Первой работой деда, которую я прочла, была его рецензия на книгу Менделеева, о которой уже было сказано. Приехав в 1991 году в Москву через неделю после путча и работая в Ленинке, я нашла отдельный экземпляр этой рецензии. Я тогда занималась главным образом моей вечной спутницей, Зинаидой Гиппиус, и социально-культурным контекстом символизма – начинала собирать материал для книги «Эротическая утопия». Между делом, однако, я искала и читала написанное родственниками. Рецензию, которая мне показалась вполне доступной для неспециалиста, я скопировала и отвезла маме. Теперь же я читаю сугубо научные труды деда, чтобы хотя бы поверхностно ознакомиться с его экономическими установками. Эти тексты я осиливаю с трудом: уж очень чужда мне терминология макро- и микроэкономики. Несравненно понятнее российские отзывы на его теоретические работы.

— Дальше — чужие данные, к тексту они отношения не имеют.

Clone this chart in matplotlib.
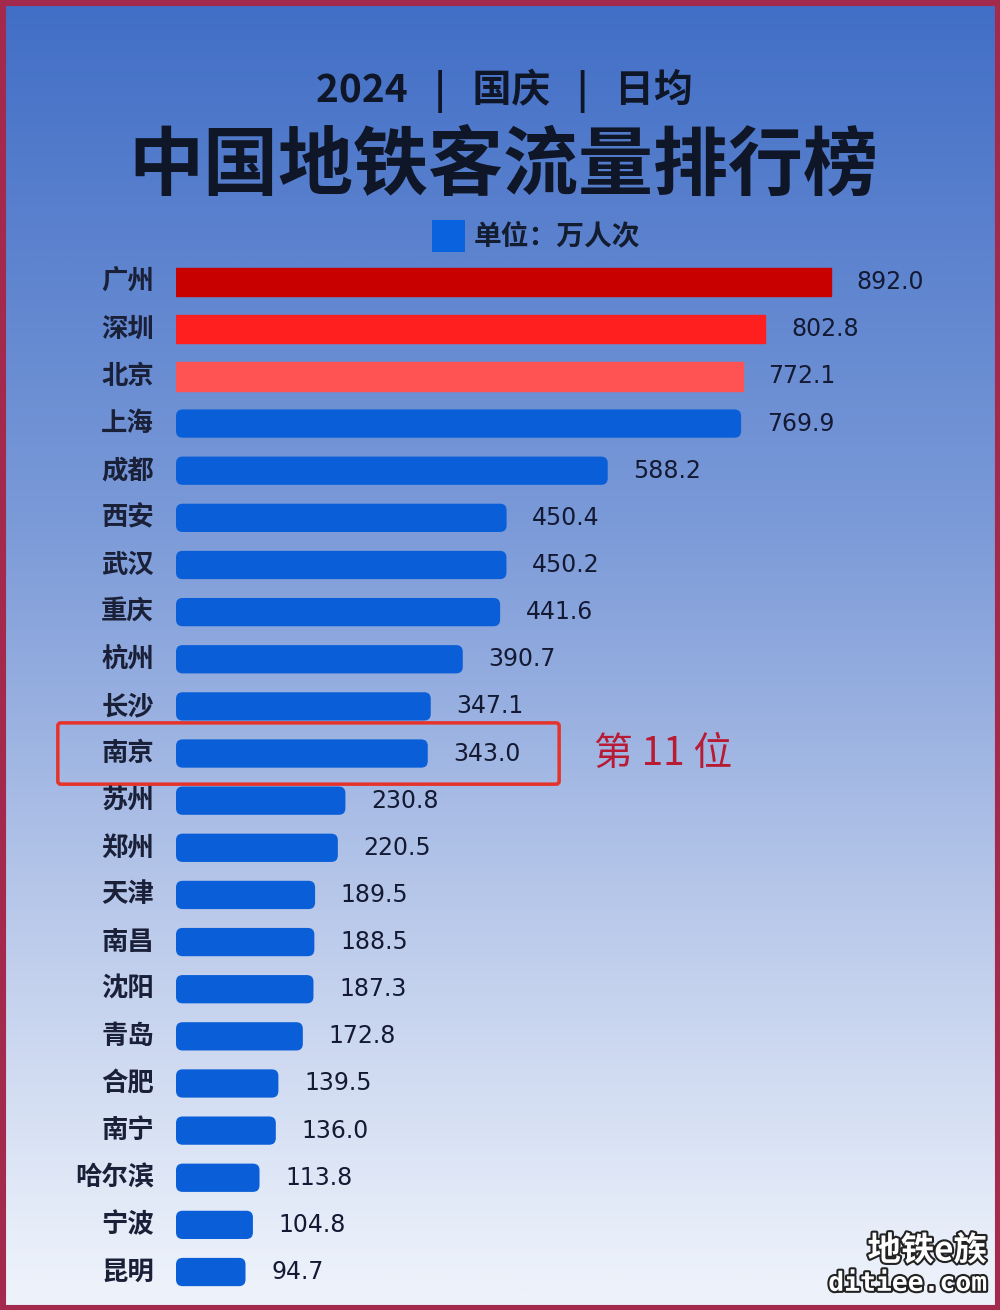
import numpy as np
import matplotlib
matplotlib.use('Agg')
import matplotlib.pyplot as plt
from matplotlib.colors import LinearSegmentedColormap
from matplotlib.patches import FancyBboxPatch, Rectangle
import matplotlib.patheffects as pe

plt.rcParams['font.family'] = ['Noto Sans CJK SC', 'DejaVu Sans']

#%% Данные
cities = ['广州', '深圳', '北京', '上海', '成都', '西安', '武汉', '重庆', '杭州', '长沙',
          '南京', '苏州', '郑州', '天津', '南昌', '沈阳', '青岛', '合肥', '南宁', '哈尔滨',
          '宁波', '昆明']
values = [892.0, 802.8, 772.1, 769.9, 588.2, 450.4, 450.2, 441.6, 390.7, 347.1,
          343.0, 230.8, 220.5, 189.5, 188.5, 187.3, 172.8, 139.5, 136.0, 113.8,
          104.8, 94.7]
top_colors = ['#c80000', '#ff1f1f', '#ff5252']
blue = '#0a5fd8'
highlight = '南京'

#%% Фон
fig = plt.figure(figsize=(10, 13.1), dpi=100)
bg = fig.add_axes([0, 0, 1, 1])
cmap = LinearSegmentedColormap.from_list(
    'bg', [(0, '#416ec6'), (0.4, '#7b9ad8'), (0.71, '#bccbeb'), (0.96, '#eaf0fa'), (1, '#eef2fa')])
bg.imshow(np.linspace(0, 1, 512).reshape(-1, 1), aspect='auto', cmap=cmap,
          extent=[0, 1, 0, 1], origin='upper')
bg.set_xlim(0, 1)
bg.set_ylim(0, 1)
bg.axis('off')
bg.add_patch(Rectangle((0, 0), 1, 1, transform=bg.transAxes, fill=False,
                       ec='#a32a4c', lw=8))

#%% Заголовки
dark = '#0f1628'
fig.text(0.504, 0.931, '2024   |   国庆   |   日均', ha='center', va='center',
         fontsize=28, fontweight='black', color=dark)
fig.text(0.503, 0.873, '中国地铁客流量排行榜', ha='center', va='center',
         fontsize=54, fontweight='black', color=dark)
fig.patches.append(Rectangle((0.432, 0.808), 0.033, 0.024, transform=fig.transFigure,
                             fc='#0a62de', ec='none'))
fig.text(0.474, 0.820, '单位：万人次', ha='left', va='center',
         fontsize=20, fontweight='bold', color='#141c30')

#%% Столбцы
ax = fig.add_axes([0.176, 0.011, 0.734, 0.7916])
ax.patch.set_alpha(0)
y = np.arange(len(cities))
bars = ax.barh(y, values, height=0.6, color=blue)
ax.set_xlim(0, 1000)
ax.set_ylim(len(cities) - 0.5, -0.5)
ax.axis('off')

ratio = (ax.get_position().width * 1000 / 1000) / (ax.get_position().height * 1310 / len(cities))
for i, b in enumerate(bars):
    if i < 3:
        b.set_color(top_colors[i])
    else:
        b.set_visible(False)
        ax.add_patch(FancyBboxPatch((b.get_x(), b.get_y()), b.get_width(), b.get_height(),
                                    boxstyle='round,pad=0,rounding_size=9',
                                    mutation_aspect=ratio, fc=blue, ec='none'))
    ax.text(-30, i, cities[i], ha='right', va='center', fontsize=19, fontweight='bold',
            color='#1a2038', clip_on=False)
    ax.text(values[i] + 35, i, f'{values[i]:.1f}', ha='left', va='center',
            fontsize=17, color='#141a33', family='DejaVu Sans')

k = cities.index(highlight)
ax.add_patch(FancyBboxPatch((-161, k - 0.65), 683, 1.3,
                            boxstyle='round,pad=0,rounding_size=4', mutation_aspect=ratio,
                            fill=False, ec='#e5322a', lw=2.5, clip_on=False))
ax.text(570, k, '第 11 位', ha='left', va='center', fontsize=28,
        color='#b81c34', clip_on=False)

#%% Водяной знак
stroke = [pe.withStroke(linewidth=3, foreground='#222222')]
fig.text(0.987, 0.045, '地铁e族', ha='right', va='center', fontsize=24,
         color='white', fontweight='bold', path_effects=stroke)
fig.text(0.987, 0.020, 'ditiee.com', ha='right', va='center', fontsize=19,
         color='white', family='DejaVu Sans Mono', fontweight='bold', path_effects=stroke)

fig.savefig('out.png', dpi=100)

Его небольшая книжка «Марксизм: изложение и критика» (1954) тоже очень доступна, в ней нет ни алгоритмов, ни сложных теоретических рассуждений. Это не серьезный анализ, а злобный выпад против Маркса и марксизма, напоминающий писания самых правых эмигрантов – противников Советского Союза. Меня она удивила – ведь деду была присуща не только профессиональная, но и человеческая тонкость, и свои мысли он всегда выражал очень логично. Кажется, эта работа не переиздавалась в постсоветской России, а то мне было бы стыдно. Самой «понятной» из серьезных его работ оказалось «Введение в экономическую науку» (1936) – именно из-за предельной ясности, чтобы не сказать сухости, изложения. Обрадовал меня и ее объективный тон, даже в рассуждениях о Марксе; по крайней мере, таким он показался мне, неофиту.